Dr. Warren D. Johnson '58
1991 Distinguished Alumnus Award for Professional Achievement
The discovery of the AIDS virus in the early 1980s sent a frightening chill through the medical community and the world at large. But one Carroll alumnus was already seeking a cure for the disease even before most of the world recognized its seriousness. Dr. Warren D. Johnson '58, professor of medicine and public health and chief of the division of international medicine at Cornell University Medical College, has been known as a leader in the field for his work with patients with acquired immune deficiency syndrome and has been regarded as one of the top three doctors in the United States in the field of international medicine.

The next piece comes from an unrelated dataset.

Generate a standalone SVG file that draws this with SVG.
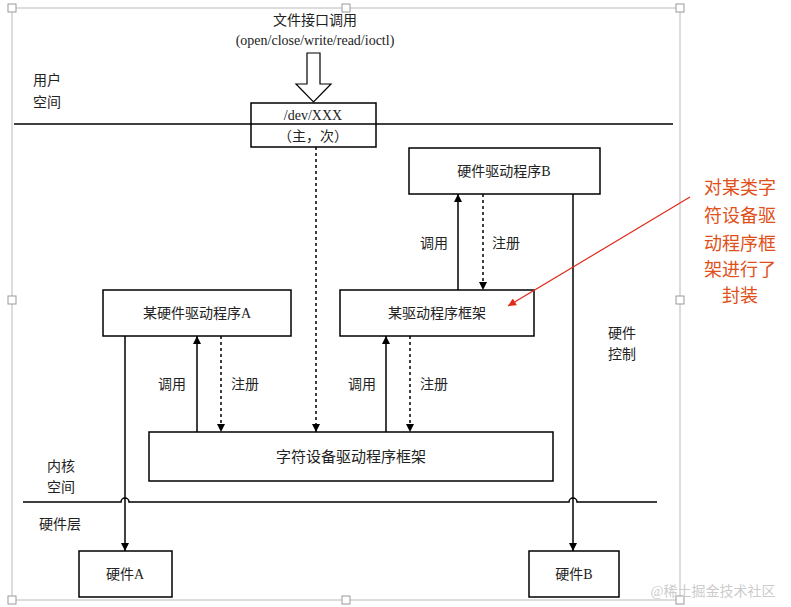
<svg xmlns="http://www.w3.org/2000/svg" width="791" height="607" viewBox="0 0 791 607">
<defs>
<marker id="ar" viewBox="0 0 10 10" refX="10" refY="5" markerWidth="8" markerHeight="10" orient="auto" markerUnits="userSpaceOnUse"><path d="M0,0 L10,5 L0,10 z" fill="#000"/></marker>
<marker id="rr" viewBox="0 0 10 10" refX="10" refY="5" markerWidth="10" markerHeight="8" orient="auto" markerUnits="userSpaceOnUse"><path d="M0,0 L10,5 L0,10 z" fill="#e02a1a"/></marker>
</defs>
<style>
text{font-family:"Liberation Serif","Noto Sans CJK SC",serif;font-size:14px;fill:#222;text-anchor:middle}
.box{fill:#fff;stroke:#000;stroke-width:1.5}
.s{stroke:#000;stroke-width:1.5;fill:none}
.d{stroke:#000;stroke-width:1.5;fill:none;stroke-dasharray:3,3}
.red{font-family:"Noto Sans CJK SC",sans-serif;font-size:18px;fill:#e0501a}
.h{fill:#fff;stroke:#999;stroke-width:1}
</style>
<rect width="791" height="607" fill="#fff"/>
<rect x="12" y="8" width="668" height="592" fill="none" stroke="#bbb" stroke-width="1"/>
<g><rect class="h" x="8" y="4" width="8" height="8"/><rect class="h" x="342" y="4" width="8" height="8"/><rect class="h" x="676" y="4" width="8" height="8"/><rect class="h" x="8" y="296" width="8" height="8"/><rect class="h" x="676" y="296" width="8" height="8"/><rect class="h" x="8" y="596" width="8" height="8"/><rect class="h" x="342" y="596" width="8" height="8"/><rect class="h" x="676" y="596" width="8" height="8"/></g>
<text x="315" y="25">文件接口调用</text>
<text x="315" y="45">(open/close/write/read/ioctl)</text>
<path d="M307,53 H320 V84 H331 L313.5,102 L296,84 H307 Z" fill="#fff" stroke="#000" stroke-width="1.2"/>
<text x="47" y="85">用户</text><text x="47" y="107">空间</text>
<text x="61" y="471">内核</text><text x="61" y="492">空间</text>
<text x="60" y="529">硬件层</text>
<text x="622" y="338">硬件</text><text x="622" y="359">控制</text>
<g id="dev"><rect class="box" x="251" y="103" width="125" height="44"/><text x="313" y="120">/dev/XXX</text><text x="313" y="141">（主，次）</text></g>
<g id="drvB"><rect class="box" x="409" y="148" width="191" height="46"/><text x="504" y="176">硬件驱动程序B</text></g>
<g id="drvA"><rect class="box" x="103" y="290" width="188" height="46"/><text x="197" y="318">某硬件驱动程序A</text></g>
<g id="fw"><rect class="box" x="340" y="290" width="194" height="46"/><text x="437" y="318">某驱动程序框架</text></g>
<g id="chr"><rect class="box" x="149" y="432" width="404" height="49"/><text x="351" y="462" style="font-size:15px">字符设备驱动程序框架</text></g>
<g id="hwA"><rect class="box" x="79" y="551" width="93" height="46"/><text x="125" y="579">硬件A</text></g>
<g id="hwB"><rect class="box" x="529" y="551" width="90" height="46"/><text x="574" y="579">硬件B</text></g>
<g id="connectors">
<line class="s" x1="14" y1="124" x2="673" y2="124"/>
<path class="s" d="M23,502 H121 a4,4 0 0 1 8,0 H569 a4,4 0 0 1 8,0 H657" stroke-width="2"/>
<line class="d" x1="316" y1="147" x2="316" y2="432" marker-end="url(#ar)"/>
<line class="s" x1="197" y1="432" x2="197" y2="336" marker-end="url(#ar)"/>
<line class="d" x1="221" y1="336" x2="221" y2="432" marker-end="url(#ar)"/>
<line class="s" x1="386" y1="432" x2="386" y2="336" marker-end="url(#ar)"/>
<line class="d" x1="410" y1="336" x2="410" y2="432" marker-end="url(#ar)"/>
<line class="s" x1="458" y1="290" x2="458" y2="194" marker-end="url(#ar)"/>
<line class="d" x1="483" y1="194" x2="483" y2="290" marker-end="url(#ar)"/>
<line class="s" x1="125" y1="336" x2="125" y2="551" marker-end="url(#ar)"/>
<line class="s" x1="573" y1="194" x2="573" y2="551" marker-end="url(#ar)"/>
<line x1="690" y1="197" x2="508" y2="306" stroke="#e02a1a" stroke-width="1.2" marker-end="url(#rr)"/>
<text x="172" y="389">调用</text><text x="245" y="389">注册</text>
<text x="362" y="389">调用</text><text x="434" y="389">注册</text>
<text x="434" y="248">调用</text><text x="506" y="248">注册</text>
</g>
<g id="note"><text class="red" x="740" y="194">对某类字</text><text class="red" x="740" y="222">符设备驱</text><text class="red" x="740" y="250">动程序框</text><text class="red" x="740" y="276">架进行了</text><text class="red" x="740" y="302">封装</text></g>
<text x="713" y="596" style="font-size:14px;fill:#ccc">@稀土掘金技术社区</text>
</svg>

Johnson graduated from Carroll in 1958 magna cum laude with a Bachelor of Science degree in chemistry and biology. He was active in Beta Beta Beta, and the American Chemistry Society; and also served as president of his junior class, vice president of his senior class, and was active in student senate, band and choir. Following medical school at Columbia University, Johnson secured a fellowship in infectious diseases at Cornell University. He was later appointed an assistant professor of medicine at Cornell in 1969 and an associate professor in 1974.
He eventually became involved in research activities in Brazil and Haiti concerning infantile diarrhea and infectious diseases which brought him in contact with AIDS patients. In 1980, while in Haiti, he began seeing several adult patients suffering some diarrhea. Previously healthy, all of the patients died. Even before the first reports of AIDS appeared in journals, Johnson and his team were attempting to treat the illness. He worked to obtain funding for three years from the National Institute of Health to study 150 adult AIDS patients and 300 matched controls. He has since been honored several times for his expertise.
In 1990, he was elected to the Benjamin H. Kean Professorship in Tropical Medicine at Cornell and during the same year, the Board of Internal Medicine in Portland, Ore., elected him to the Subspecialty Board on Infectious Disease.
Johnson continues his research and training in infectious diseases, particularly in resource-poor countries. In 2011, he was inducted into the Phi Kappa Pi honor society at Carroll for his ongoing professional accomplishments. Warren and his wife Barbara live in New Jersey.